Eros Ascending, by Mike Resnick: Science Fiction story set in a barbell shaped brothel / space station. That’s no moon, it’s a brothel! Like any Resnick work I have encountered, Eros Ascending is a highly entertaining novel with some interesting and competent characters, and a joy of storytelling that obviously comes from Resnick himself. He just HAS to enjoy telling these stories. This one is from early in his career and features the villain as the protagonist turning into the hero. And it's set in a spacestation shaped like barbell which happens to be a brothel and the nitty gritty of the brothel really isn’t the point, it just makes an excellent conversation piece. Eros Ascending is the first of four novels (I believe) set on the Velvet Comet.

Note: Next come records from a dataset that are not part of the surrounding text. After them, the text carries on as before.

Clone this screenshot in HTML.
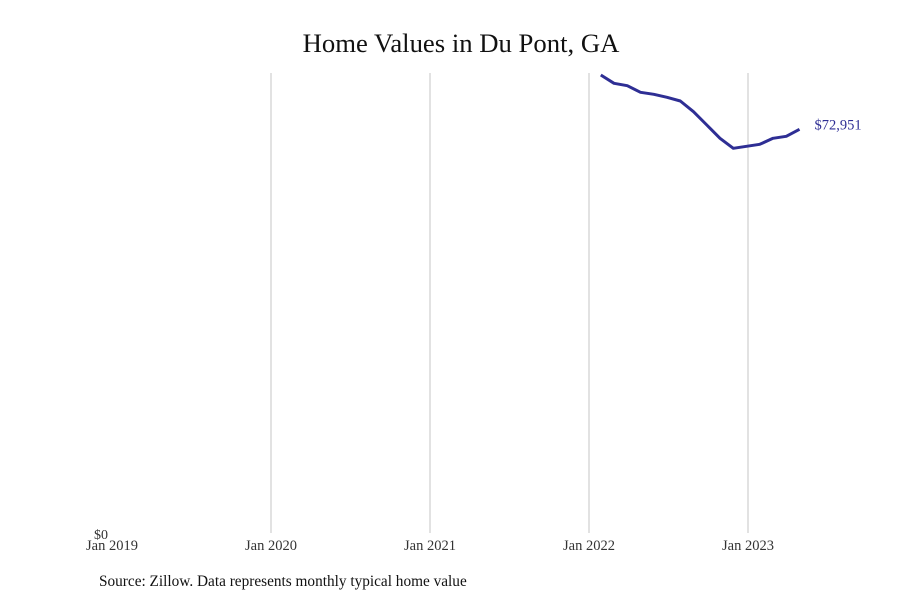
<!DOCTYPE html>
<html><head><meta charset="utf-8"><style>
body{margin:0;background:#fff;font-family:"Liberation Serif",serif;}
svg{display:block}
</style></head><body>
<svg id="chart" width="900" height="600">
<text x="461" y="52" text-anchor="middle" font-size="26.7" fill="#111">Home Values in Du Pont, GA</text>
<g id="grid"></g><g id="xt"></g>
<text x="108" y="539" text-anchor="end" font-size="14" fill="#333">$0</text>
<path id="line" fill="none" stroke="#2e2e94" stroke-width="3" stroke-linejoin="round"/>
<text id="endlabel" font-size="14.5" fill="#2e2e94"></text>
<text x="99" y="586" font-size="15.3" fill="#111">Source: Zillow. Data represents monthly typical home value</text>
</svg>
<script>
const tickLabels=["Jan 2019","Jan 2020","Jan 2021","Jan 2022","Jan 2023"];
const startMonth=[2022,1]; // Feb 2022 (month index 1)
const values=[82760,81260,80830,79640,79270,78730,78060,76130,73730,71320,69520,69880,70240,71320,71680,72951];
const x0=112,pxPerMonth=13.25,yBase=533,yTop=73,yMax=83120;
const xs=(y,m)=>x0+((y-2019)*12+m)*pxPerMonth;
const ys=v=>yBase-(v/yMax)*(yBase-yTop);
const ns="http://www.w3.org/2000/svg";
const grid=document.getElementById('grid'),xt=document.getElementById('xt');
tickLabels.forEach((t,i)=>{
 const x=xs(2019+i,0);
 if(i>0){const l=document.createElementNS(ns,'line');
 l.setAttribute('x1',x);l.setAttribute('x2',x);l.setAttribute('y1',yTop);l.setAttribute('y2',yBase);
 l.setAttribute('stroke','#c4c4c4');l.setAttribute('stroke-width','1');
 
 
 grid.appendChild(l);}
 const tx=document.createElementNS(ns,'text');
 tx.setAttribute('x',x);tx.setAttribute('y',550);tx.setAttribute('text-anchor','middle');
 tx.setAttribute('font-size','14.5');tx.setAttribute('fill','#333');tx.textContent=t;
 
 
 xt.appendChild(tx);
});
let d='',lx,ly;
values.forEach((v,i)=>{
 const m=startMonth[1]+i;
 const x=xs(startMonth[0]+Math.floor(m/12),m%12)-1.5,y=ys(v);
 d+=(i?'L':'M')+x.toFixed(1)+','+y.toFixed(1);lx=x;ly=y;
});
document.getElementById('line').setAttribute('d',d);
const el=document.getElementById('endlabel');
el.setAttribute('x',lx+15);el.setAttribute('y',ly);
el.textContent='$'+values[values.length-1].toLocaleString('en-US');
</script>
</body></html>
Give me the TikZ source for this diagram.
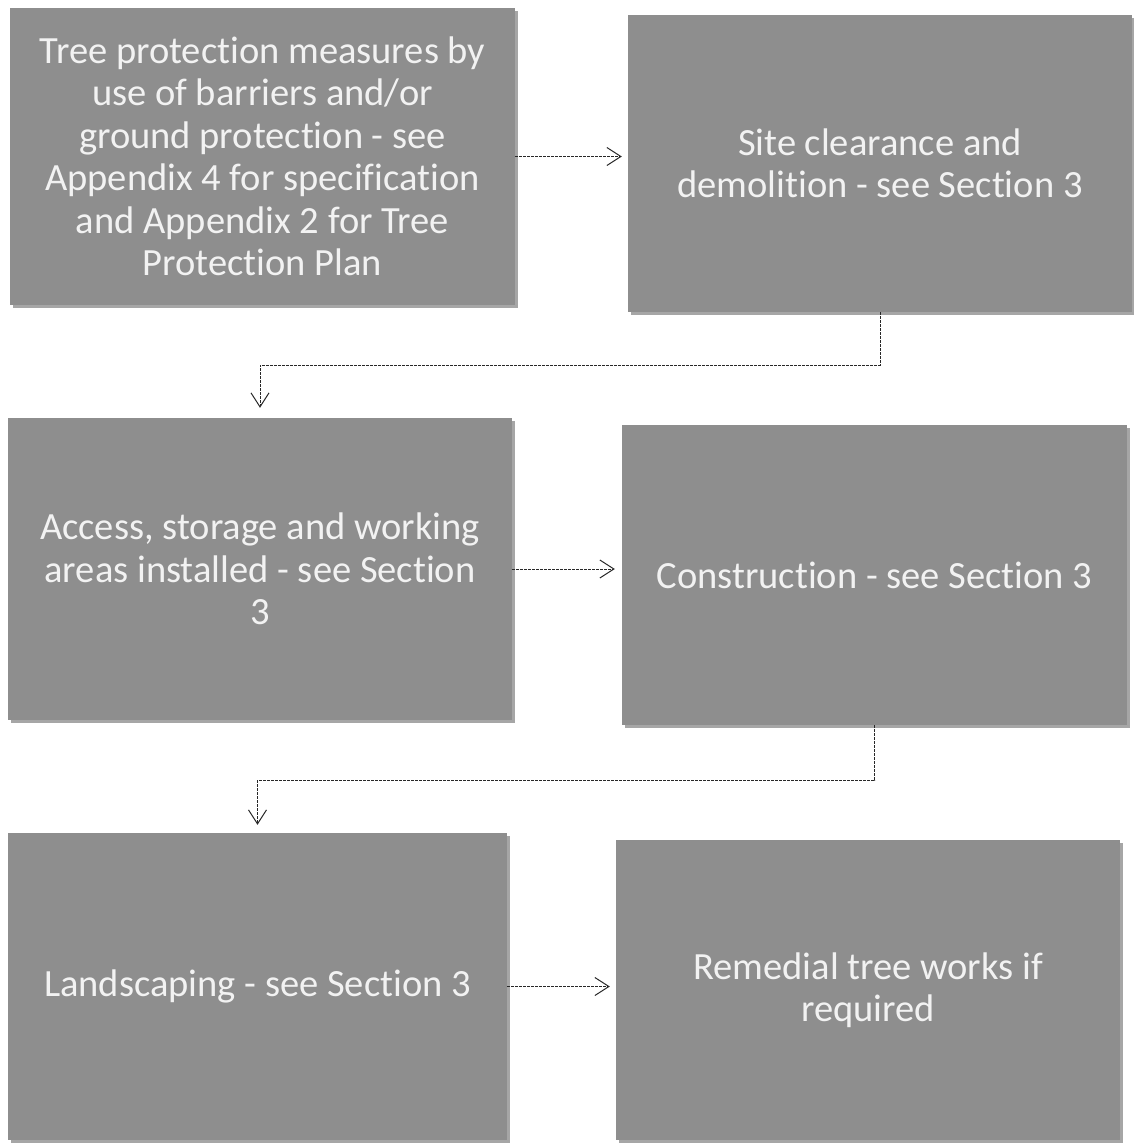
\documentclass[tikz,border=0pt]{standalone}
\usepackage{fontspec}
\setmainfont{Carlito}[Ligatures=NoCommon]
\usetikzlibrary{arrows.meta,shadows}
\definecolor{boxgray}{RGB}{142,142,142}
\definecolor{txtwhite}{RGB}{242,242,242}
\definecolor{linegray}{RGB}{40,40,40}
\tikzset{
  stepbox/.style={rectangle, fill=boxgray, inner sep=0pt, align=center,
    text=txtwhite, font=\fontsize{38.5}{42.5}\selectfont,
    drop shadow={shadow xshift=3pt, shadow yshift=-3pt, opacity=0.35, fill=black}},
  conn/.style={draw=linegray, line width=1pt, dash pattern=on 3pt off 1pt,
    -{Straight Barb[length=14pt,width=18pt,line width=1pt]}}
}
\begin{document}
\begin{tikzpicture}[x=1pt,y=-1pt]
\useasboundingbox[fill=white] (0,0) rectangle (1133,1146);
\node[stepbox, minimum width=505, minimum height=297] (b1) at (262.5,156.5)
  {Tree protection measures by\\use of barriers and/or\\ground protection - see\\Appendix 4 for specification\\and Appendix 2 for Tree\\Protection Plan};
\node[stepbox, minimum width=504, minimum height=297] (b2) at (880,163.5)
  {Site clearance and\\demolition - see Section 3};
\node[stepbox, minimum width=504, minimum height=302] (b3) at (260,569)
  {Access, storage and working\\areas installed - see Section\\3};
\node[stepbox, minimum width=505, minimum height=300] (b4) at (874.5,575)
  {Construction - see Section 3};
\node[stepbox, minimum width=499, minimum height=307] (b5) at (257.5,986.5)
  {Landscaping - see Section 3};
\node[stepbox, minimum width=504, minimum height=300] (b6) at (868,990)
  {Remedial tree works if\\required};
\draw[conn, shorten >=6pt] (b1.east) -- (b1.east -| b2.west);
\draw[conn, shorten >=10pt] (b2.south) -- ++(0,53) -| (b3.north);
\draw[conn, shorten >=7pt] (b3.east) -- (b3.east -| b4.west);
\draw[conn, shorten >=8pt] (b4.south) -- ++(0,55) -| (b5.north);
\draw[conn, shorten >=6pt] (b5.east) -- (b5.east -| b6.west);
\end{tikzpicture}
\end{document}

My War: Killing Time in Iraq, by Colby Buzzell: Buzzell gained notoriety as an Army Blogger posting entries from Iraq giving an honest soldier's account of what life was like on the ground. He compared what really happened to the media's account (or even the official version). Naturally he was pressured to stop writing. My War is mostly memoir of how and why Buzzell joined the Army, his training, and his subsequent deployment to Iraq. While other recent books have covered much the same ground (The Interrogators, Generation Kill, etc), My War is a raw, gritty account told in a conversational style. In many instances My War reads just as if Buzzell was sitting there explaining how things were. Midway through the book we get to the part where Buzzell began his blog and Buzzell includes the full blog entries. Some are Q&A's, others just explanations of what was occurring. At first this was a bit off putting as the inclusion of blog entries really messed with the flow of the narrative and the flow of the writing, but eventually the entries fit better with the book and was interspersed with more recent writing by Buzzell. Overall, My War: Killing Time in Iraq has to be viewed as essential reading for understanding the soldier's experience in Iraq. It's a difficult book because of the content, but very readable. Highly recommended.
Dead Until Dark, by Charlaine Harris: With the first Southern Vampire mystery Charlaine Harris introduces the reader to Sookie Stackhouse, a waitress who can read minds. In small town Louisiana Sookie is considered weird, but when a vampire walks into Sookie's bar and she can't read his mind she sees the possibilities. But then people begin to die and Sookie's new vampire boyfriend is automatically a suspect because vampires have only been public for four years now and the new racism is vampirism. This is a mix of mystery, the supernatural made natural, down south living, romance, and almost horror. Combined it is nothing more than a damn good story told well. Dead Until Dark moves along at a brisk pace and really hits its stride near the end of the book when everything comes together. Dead Until Dark is a fun book to read that you won't want put down and when the book is finished you'll want to grab the next volume in the series.